Intervention de Danièle Obono

Réunion du jeudi 4 juillet 2019 à 9h25
Commission des affaires européennes

Photo issue du site de l'Assemblée nationale ou de WikipediaDanièle Obono, rapporteure :

La diversité de vos remarques laisse entrevoir la richesse des discussions à venir au cours des prochaines semaines. Notre rapport se fonde sur un certain nombre de constats partagés, à tout le moins sur le fait que si la préoccupation du développement durable a progressivement été intégrée dans les textes et ce, notamment sous la pression du mouvement social et associatif, la pratique n'est pas encore suffisante.

Nos divergences portent en particulier sur le degré de prise en compte du développement durable. J'estime, pour ma part, que le cadre actuel du libre-échange ne permet pas d'aller au-delà d'une inscription formelle dans les textes des accords commerciaux, hormis quelques mesures susceptibles de constituer des leviers d'action en faveur de l'intervention des ONG. Cela ne saurait suffire pour permettre une prise en compte effective du développement durable. Nous nous trouvons donc face à une divergence politique fondamentale, qui reflète deux visions du monde opposées, ainsi que le montrent les interventions de nos collègues Jean-Louis Bourlanges et Caroline Janvier : le libre-échange, horizon indépassable de l'humanité, pourvoyeur d'emplois et bienfaiteur, y compris de la classe ouvrière est fondé sur une théorie économique du XIXe siècle, qui a inspiré les politiques mises en oeuvre par les États européens. Dès l'origine, ces politiques ont cependant fait l'objet de contestations. S'agissant de leurs prétendus bienfaits, je tiens à rappeler que le libre-échange s'est appuyé sur l'exploitation de territoires et de populations, dépossédées de leurs ressources, qui ont subi l'expropriation, y compris par la violence. À l'heure actuelle, la division internationale du travail et l'approvisionnement de l'Union européenne en ressources rares dont elle est dépourvue, extraites dans des pays du Sud et notamment en Afrique, sont le résultat d'une telle conception du commerce international. Nous pourrions poursuivre le débat, passionnant sur les bienfaits du libre-échange, y compris pour la classe ouvrière en Europe mais cela nous éloignerait du cadre du rapport. La classe ouvrière européenne en a néanmoins payé le prix, parfois de manière extrêmement violente.

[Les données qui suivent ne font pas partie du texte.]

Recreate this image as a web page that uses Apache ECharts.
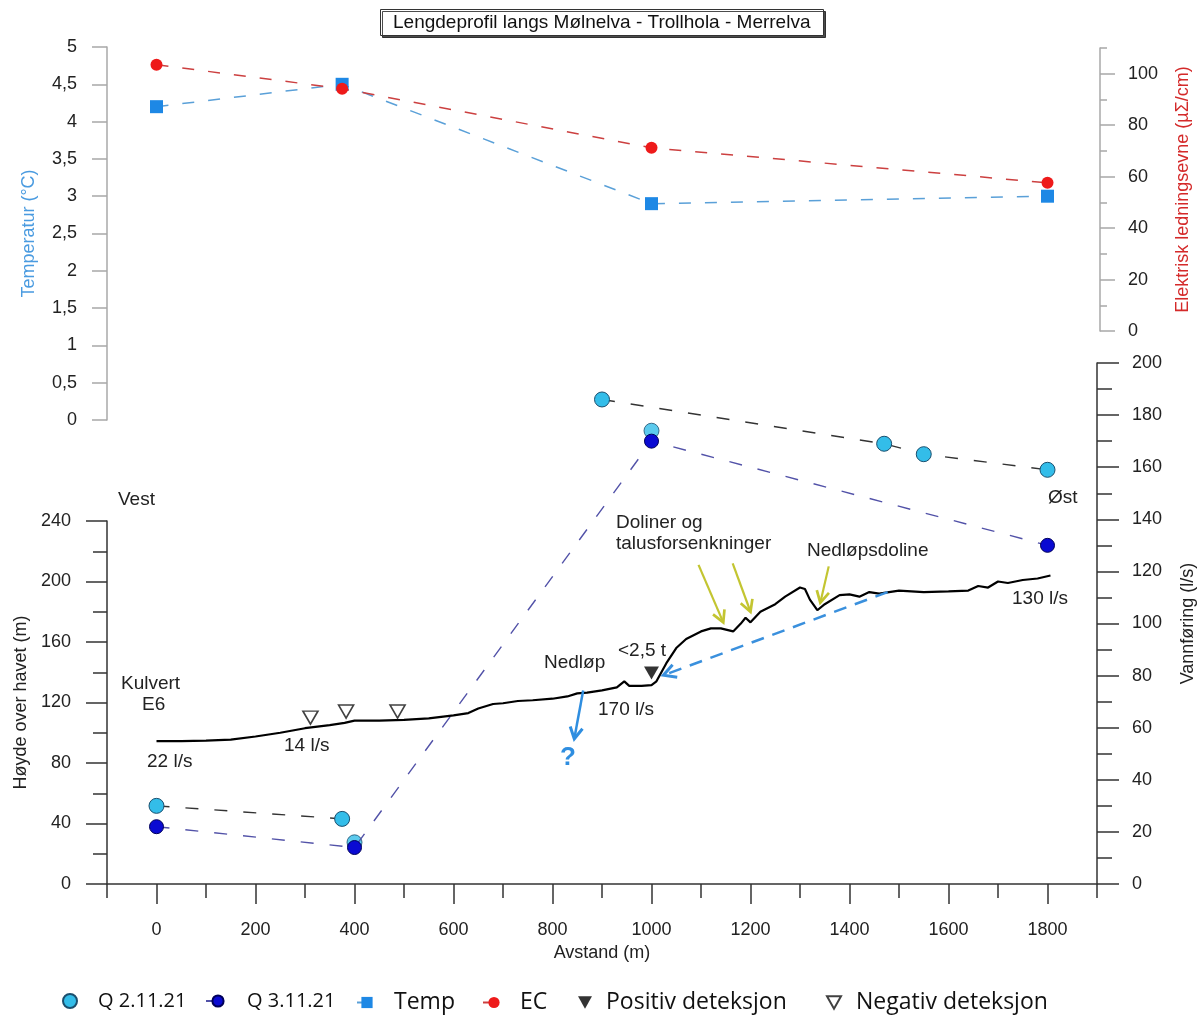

Pour le courant que je représente, il est nécessaire désormais de mettre en place un protectionnisme solidaire qui prendrait véritablement en compte le développement durable, de manière globale et systémique, en le faisant primer sur l'impératif commercial. Cette approche ne se résume pas à une position de telle ou telle formation politique ; elle s'inscrit à l'inverse dans une longue tradition qui a contribué à inscrire la question du développement durable au centre de débats politiques initialement portés par les premiers courants écologistes. Ces questions sont désormais au coeur de débats qui traversent largement la société, et notamment s'agissant du développement d'un modèle économique alternatif, de la relocalisation. Il n'est donc pas juste de les réduire à une référence au Rassemblement national, dont l'intérêt en la matière me semble être de pur opportunisme.

Je terminerai mon propos en répondant plus précisément à la question sur l'accord économique et commercial global avec le Canada, le CETA. Le rapport rappelle que cet accord comprend des mécanismes visant à améliorer la prise en compte du développement durable, et notamment la réalisation d'une étude d'impact, laquelle a été effectivement effectuée à la demande du Gouvernement français, au demeurant après les négociations. Ces dispositifs ne sont pas exempts de critiques, y compris sur l'évaluation qui constitue l'un des enjeux de nos débats. Ainsi que l'ont souligné des associations, cette étude d'impact réalisée par la commission Schubert a mis en relief une série de conséquences négatives en matière d'environnement. Cela figure en annexe du rapport. Je vous renvoie également sur ce point à l'analyse de l'Institut Veblen et de la fondation Nicolas Hulot. Or, il n'en a pas été tenu compte. Il existe donc un décalage entre l'affirmation de la prise en compte du développement durable et la réalité. Notre rapport essaie de rendre compte d'une telle contradiction. Cela est encore plus criant s'agissant de l'Accord avec le MERCOSUR.